Caused by too much fat, disrupting both the liver and the gall bladder. Darlings! I am now onto it. Preparing to do cleanse that will remove any and all gall stones, to repair the damage and so be a worthy donor. And also to resolve a dilemma.
Go HERE for Dr Brant Larson 17 symptoms of gallbladder disease.
Yes, I am getting to the recipe.
Last night I researched this topic. The outcome, an the diagnosis, is beyond doubt. I don’t need any decadent dude masquerading as a healer, to tell me to take this or that medication.
THIS IS CAUSE FOR SELF-HOODOO, DARLINGS!
(disclaimer: You know how this goes, just my opinion and all that. If in doubt seek out A MEDICAL SPECIALIST)

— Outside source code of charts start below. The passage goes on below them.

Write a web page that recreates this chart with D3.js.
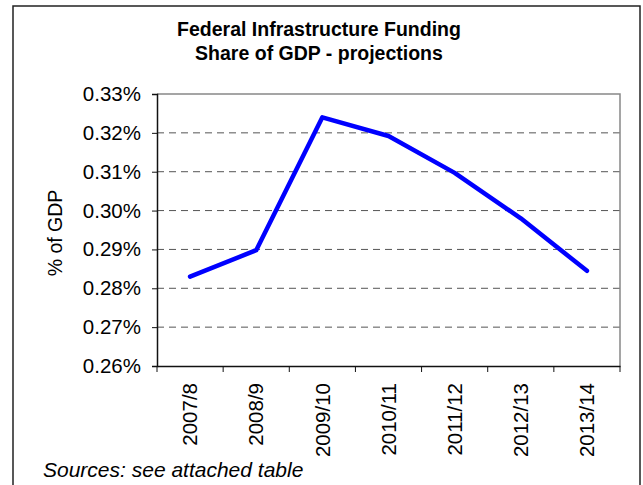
<!DOCTYPE html>
<html>
<head>
<meta charset="utf-8">
<title>Federal Infrastructure Funding</title>
<script src="https://d3js.org/d3.v7.min.js"></script>
<style>
  body { margin: 0; background: #fff; }
  text { font-family: "Liberation Sans", Arial, sans-serif; fill: #000; }
</style>
</head>
<body>
<div id="chart"></div>
<script>
  // data
  const years = ["2007/8", "2008/9", "2009/10", "2010/11", "2011/12", "2012/13", "2013/14"];
  const shareOfGdp = [0.2830, 0.2898, 0.3240, 0.3192, 0.3097, 0.2980, 0.2845];
  const yTicks = [0.26, 0.27, 0.28, 0.29, 0.30, 0.31, 0.32, 0.33];

  const W = 643, H = 485;
  const margin = { top: 94, right: 23, bottom: 119, left: 157 },
    width = W - margin.left - margin.right,
    height = H - margin.top - margin.bottom;

  const root = d3.select("#chart").append("svg")
    .attr("width", W)
    .attr("height", H);

  // outer frame
  root.append("rect")
    .attr("x", 13).attr("y", 6)
    .attr("width", 627).attr("height", 490)
    .attr("fill", "none")
    .attr("stroke", "#222")
    .attr("stroke-width", 1.5);

  // title
  const title = root.append("text")
    .attr("text-anchor", "middle")
    .style("font-size", "19.5px")
    .style("font-weight", "bold");
  title.append("tspan").attr("x", 319).attr("y", 36).text("Federal Infrastructure Funding");
  title.append("tspan").attr("x", 319).attr("y", 60).text("Share of GDP - projections");

  const svg = root.append("g")
    .attr("transform", `translate(${margin.left},${margin.top})`);

  // scales
  const x = d3.scaleBand()
    .domain(years)
    .range([0, width]);

  const y = d3.scaleLinear()
    .domain([0.26, 0.33])
    .range([height, 0]);

  // dashed gridlines
  svg.append("g")
    .selectAll("line")
    .data(yTicks.filter(d => d > 0.26 && d < 0.33))
    .enter().append("line")
    .attr("x1", 0).attr("x2", width)
    .attr("y1", d => y(d)).attr("y2", d => y(d))
    .attr("stroke", "#555")
    .attr("stroke-width", 1)
    .attr("stroke-dasharray", "7,5");

  // top and right border of plot area
  svg.append("path")
    .attr("d", `M0,${y(0.33)}H${width}V${height}`)
    .attr("fill", "none")
    .attr("stroke", "#888")
    .attr("stroke-width", 1.5);

  // y axis
  const yAxis = svg.append("g")
    .call(d3.axisLeft(y)
      .tickValues(yTicks)
      .tickSize(5)
      .tickPadding(11)
      .tickFormat(d => d3.format(".2f")(d) + "%"));
  yAxis.select(".domain").attr("stroke", "#111").attr("stroke-width", 1.5);
  yAxis.selectAll(".tick line").attr("stroke", "#111");
  yAxis.selectAll("text").style("font-size", "20.5px");

  // x axis with ticks at band edges
  const xAxis = svg.append("g")
    .attr("transform", `translate(0,${height})`)
    .call(d3.axisBottom(x).tickSize(0).tickPadding(0));
  xAxis.select(".domain").attr("stroke", "#111").attr("stroke-width", 1.5);
  xAxis.selectAll(".tick text")
    .style("font-size", "20.5px")
    .attr("text-anchor", "end")
    .attr("transform", "rotate(-90)")
    .attr("x", -17)
    .attr("y", 0)
    .attr("dy", "0.35em");
  xAxis.selectAll(".edge")
    .data(d3.range(years.length + 1))
    .enter().append("line")
    .attr("class", "edge")
    .attr("x1", i => i * x.step()).attr("x2", i => i * x.step())
    .attr("y1", 0).attr("y2", 6)
    .attr("stroke", "#111");

  // y label
  svg.append("text")
    .attr("transform", `translate(-95,${height / 2 + 3}) rotate(-90)`)
    .attr("text-anchor", "middle")
    .style("font-size", "19.5px")
    .text("% of GDP");

  // the line
  const line = d3.line()
    .x((d, i) => x(years[i]) + x.bandwidth() / 2)
    .y(d => y(d));

  svg.append("path")
    .datum(shareOfGdp)
    .attr("d", line)
    .attr("fill", "none")
    .attr("stroke", "#0000ff")
    .attr("stroke-width", 4.5)
    .attr("stroke-linejoin", "round")
    .attr("stroke-linecap", "round");

  // source note
  root.append("text")
    .attr("x", 43).attr("y", 476.5)
    .style("font-size", "21px")
    .style("font-style", "italic")
    .text("Sources: see attached table");
</script>
</body>
</html>
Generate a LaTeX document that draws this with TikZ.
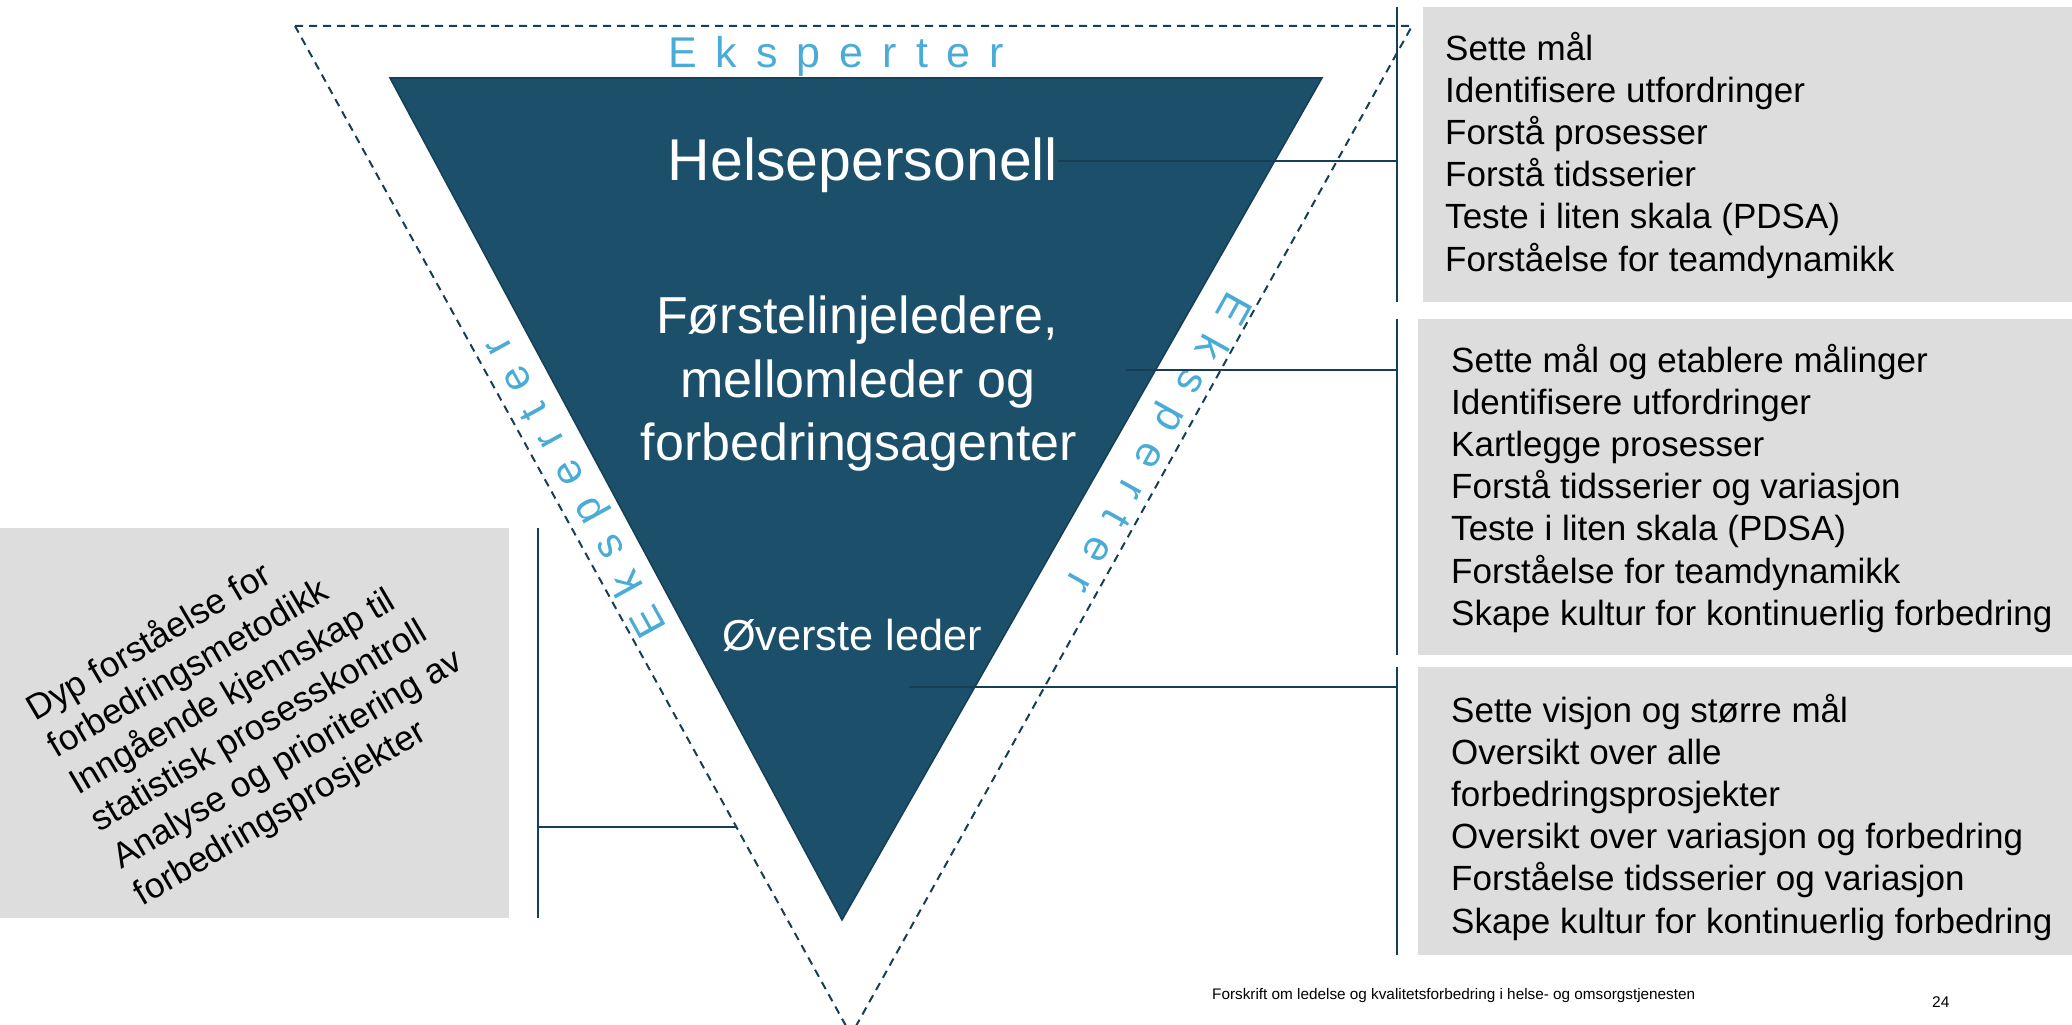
\documentclass[tikz,border=0pt]{standalone}
\usepackage{fontspec}
\setmainfont{Liberation Sans}
\definecolor{trifill}{HTML}{1B4F6A}
\definecolor{triedge}{HTML}{163F55}
\definecolor{linecol}{HTML}{173E55}
\definecolor{boxgrey}{HTML}{DDDDDD}
\definecolor{eblue}{HTML}{4AACD6}
\newcommand\ekspword{E\kern19pt k\kern19pt s\kern19pt p\kern19pt e\kern19pt r\kern19pt t\kern19pt e\kern19pt r}
\tikzset{
  conn/.style={draw=linecol, line width=2.6pt},
  dashline/.style={draw=linecol, line width=2pt, dash pattern=on 8pt off 6pt},
  gbox/.style={fill=boxgrey, draw=none},
  itemtxt/.style={anchor=base west, inner sep=0pt, font=\fontsize{35}{42}\selectfont},
  lefttxt/.style={anchor=base west, inner sep=0pt, rotate=30.5, font=\fontsize{35.3}{42}\selectfont},
  tritxt/.style={anchor=base, inner sep=0pt, text=white},
  ekstxt/.style={inner sep=0pt, text=eblue, font=\fontsize{43}{50}\selectfont},
  foottxt/.style={anchor=base west, inner sep=0pt, font=\fontsize{15.3}{18}\selectfont},
}
\begin{document}
\begin{tikzpicture}[x=1pt,y=-1pt]
\useasboundingbox (0,0) rectangle (2072,1025);
\clip (0,0) rectangle (2072,1025);
% grey boxes
\fill[gbox] (1423,7) rectangle (2072,302);
\fill[gbox] (1418,319) rectangle (2072,655);
\fill[gbox] (1418,667) rectangle (2072,955);
\fill[gbox] (0,528) rectangle (509,918);
% outer dashed triangle
\draw[dashline] (295,26) -- (1412,26) -- (851,1035) -- cycle;
% inner triangle
\draw[fill=trifill, draw=triedge, line width=1.5pt] (390,78) -- (1322,78) -- (842,920) -- cycle;
% connector coordinates
\coordinate (v1top) at (1397,7);
\coordinate (v1bot) at (1397,302);
\coordinate (v2top) at (1397,319);
\coordinate (v2bot) at (1397,655);
\coordinate (v3top) at (1397,667);
\coordinate (v3bot) at (1397,955);
\coordinate (c1) at (1397,161);
\coordinate (c2) at (1397,370);
\coordinate (c2s) at (1126,370);
\coordinate (c3) at (1397,687);
\coordinate (c3s) at (909,687);
\coordinate (vltop) at (538,528);
\coordinate (vlbot) at (538,918);
\coordinate (cl) at (538,827);
\coordinate (cls) at (736,827);
% texts in triangle
\node[tritxt, font=\fontsize{59}{70}\selectfont] (help) at (863,180) {Helsepersonell};
\node[tritxt, font=\fontsize{52}{63}\selectfont] (m1) at (857,333) {Førstelinjeledere,};
\node[tritxt, font=\fontsize{52}{63}\selectfont] (m2) at (858,397) {mellomleder og};
\node[tritxt, font=\fontsize{52}{63}\selectfont] (m3) at (859,460) {forbedringsagenter};
\node[tritxt, font=\fontsize{43.3}{52}\selectfont] (top) at (852,650) {Øverste leder};
% Eksperter labels
\node[ekstxt, anchor=base west] (ekstop) at (668,67) {\ekspword};
\node[ekstxt, rotate=118.9] (eksleft) at (577,486) {\ekspword};
\node[ekstxt, rotate=-119.1] (eksright) at (1156,442) {\ekspword};
% connectors
\draw[conn] (v1top) -- (v1bot);
\draw[conn] (v2top) -- (v2bot);
\draw[conn] (v3top) -- (v3bot);
\draw[conn] (vltop) -- (vlbot);
\draw[conn] (help.east |- c1) -- (c1);
\draw[conn] (c2s) -- (c2);
\draw[conn] (c3s) -- (c3);
\draw[conn] (cl) -- (cls);
% right box texts
\foreach \t [count=\i from 0] in {{Sette mål},{Identifisere utfordringer},{Forstå prosesser},{Forstå tidsserier},{Teste i liten skala (PDSA)},{Forståelse for teamdynamikk}}
  \node[itemtxt] (a\i) at (1445,{60+42.2*\i}) {\t};
\foreach \t [count=\i from 0] in {{Sette mål og etablere målinger},{Identifisere utfordringer},{Kartlegge prosesser},{Forstå tidsserier og variasjon},{Teste i liten skala (PDSA)},{Forståelse for teamdynamikk},{Skape kultur for kontinuerlig forbedring}}
  \node[itemtxt] (b\i) at (1451,{372+42.2*\i}) {\t};
\foreach \t [count=\i from 0] in {{Sette visjon og større mål},{Oversikt over alle},{forbedringsprosjekter},{Oversikt over variasjon og forbedring},{Forståelse tidsserier og variasjon},{Skape kultur for kontinuerlig forbedring}}
  \node[itemtxt] (c\i) at (1451,{722+42.2*\i}) {\t};
% left box texts
\foreach \t [count=\i from 0] in {{Dyp forståelse for},{forbedringsmetodikk},{Inngående kjennskap til},{statistisk prosesskontroll},{Analyse og prioritering av},{forbedringsprosjekter}}
  \node[lefttxt] (l\i) at ({35+21.5*\i},{722+36.9*\i}) {\t};
% footer
\node[foottxt] (foot) at (1212,999) {Forskrift om ledelse og kvalitetsforbedring i helse- og omsorgstjenesten};
\node[foottxt, font=\fontsize{15.5}{18}\selectfont] (pnum) at (1932,1007) {24};
\end{tikzpicture}
\end{document}
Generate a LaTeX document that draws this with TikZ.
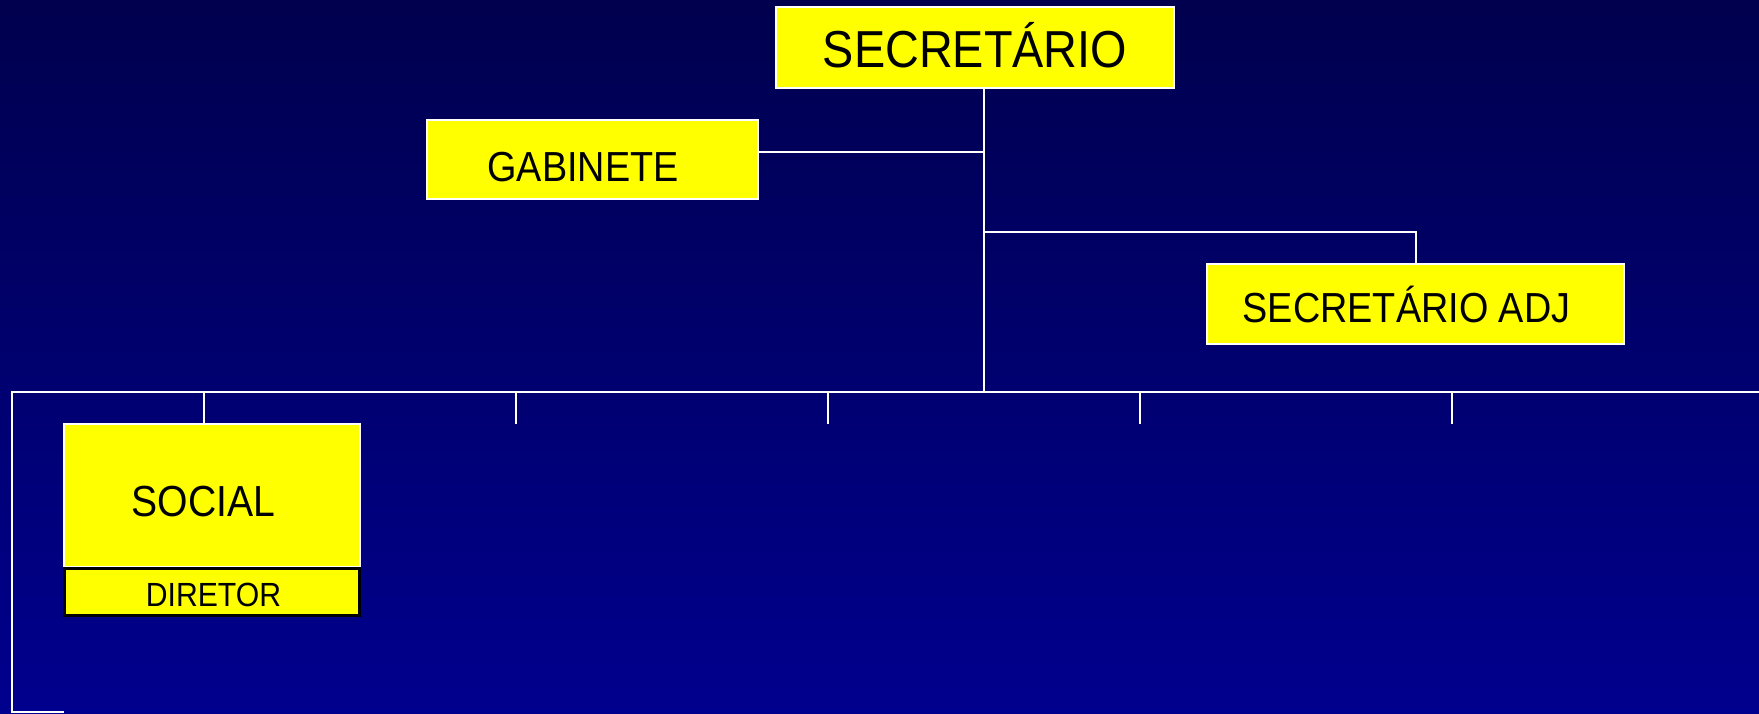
\documentclass[tikz,border=0pt]{standalone}
\usepackage{fontspec}
\setmainfont{Liberation Sans}[FakeStretch=0.9]
\definecolor{bgtop}{RGB}{0,0,78}
\definecolor{bgbot}{RGB}{0,0,142}
\definecolor{boxyellow}{RGB}{255,255,0}
\begin{document}
\begin{tikzpicture}[x=1pt,y=-1pt,
  ybox/.style={draw=white,line width=2pt,fill=boxyellow,inner sep=0pt,rectangle},
  dbox/.style={draw=black,line width=2.5pt,fill=boxyellow,inner sep=0pt,rectangle},
  lbl/.style={anchor=base,inner sep=0pt,text=black},
  conn/.style={draw=white,line width=2pt}]
\shade[top color=bgtop,bottom color=bgbot] (0,0) rectangle (1759,713);
\useasboundingbox (0,0) rectangle (1759,713);
% boxes
\node[ybox,minimum width=398pt,minimum height=81pt] (sec) at (975,47.5) {};
\node[ybox,minimum width=331pt,minimum height=79pt] (gab) at (592.5,159.5) {};
\node[ybox,minimum width=417pt,minimum height=80pt] (adj) at (1415.5,304) {};
\node[ybox,minimum width=296pt,minimum height=143pt] (soc) at (212,495.5) {};
\node[dbox,minimum width=295pt,minimum height=47pt] (dir) at (212,592) {};
% labels
\node[lbl,font=\fontsize{52}{52}\selectfont] (secT) at (975,67) {SECRETÁRIO};
\node[lbl,font=\fontsize{42}{42}\selectfont] (gabT) at (583,181) {GABINETE};
\node[lbl,font=\fontsize{42}{42}\selectfont] (adjT) at (1406.5,322) {SECRETÁRIO ADJ};
\node[lbl,font=\fontsize{43.5}{43.5}\selectfont] (socT) at (203.5,516) {SOCIAL};
\node[lbl,font=\fontsize{33.5}{33.5}\selectfont] (dirT) at (213.5,606) {DIRETOR};
% junctions
\coordinate (j0) at (984,392);
\coordinate (jg) at (984,152);
\coordinate (ja) at (984,232);
\coordinate (bl) at (12,392);
\coordinate (br) at (1759,392);
\coordinate (bot) at (12,712);
\coordinate (botr) at (64,712);
\coordinate (d2) at (516,424);
\coordinate (d3) at (828,424);
\coordinate (d4) at (1140,424);
\coordinate (d5) at (1452,424);
% connectors
\draw[conn] (sec.south -| j0) -- (j0);
\draw[conn] (jg) -- (jg -| gab.east);
\draw[conn] (ja) -| (adj.north);
\draw[conn] (br) -- (bl) -- (bot) -- (botr);
\draw[conn] (soc.north -| 204,0) -- (bl -| 204,0);
\draw[conn] (d2) -- (d2 |- bl);
\draw[conn] (d3) -- (d3 |- bl);
\draw[conn] (d4) -- (d4 |- bl);
\draw[conn] (d5) -- (d5 |- bl);
\end{tikzpicture}
\end{document}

Last night, an hour before bed, I drank a potion of the juice of half a lemon, a tablespoon of apple cider vinegar and a dash of Himalayan pink salt in a glass of tepid water. Everything needs a beginning.
DAY 1. Today. In preparation for gallbladder cleans in 6 days.
Before I ate, I went into ‘chill’ mode. I drank a deep glass of water, to which I added a scoop of Neutrceuticals Ultrapotent C, Mega Magnesium, 2 tablespoons of apple cider vinegar and the other half of the lemon. I’m also taking zinc supplement at the moment for lowered immune system (white spots on my nails) so I took one of them and a multi B.
All I had, non-nut, non-dairy, was a handful of blueberries. Downed them with a coffee. Went shopping.
Chopping block, sharp knife, Nutribullet, clean glass>
2 sprigs of garden mint
1 teaspoon organic powdered turmeric
1 cup organic apple juice
1 green apple
1 clove garlic
a mix of raw beetroot tops, kale, silver beet, dandelion greens from the garden, bit or chopped ginger, a sprinkle of flax seeds, a scoop of protein powder
2 florets broccoli
juice of half a lemon
Blended it in the Nutribullet. Totally yummy. Probably the apple as I am unused to sugars.
4 pm this afternoon I downed a can of organic sardines, sloshed in apple cider vinegar and black pepper, and I’m off, now, to acquire malic acid in a crystaline suppliment, instead of apple juice, because I don’t want all that sugar sloshing about when I can avoid it.
I have also bought chia seed and amarinth powder to have with berries and apple in the morning.
Enjoy. Give me some feedback if you fancy. Love to share.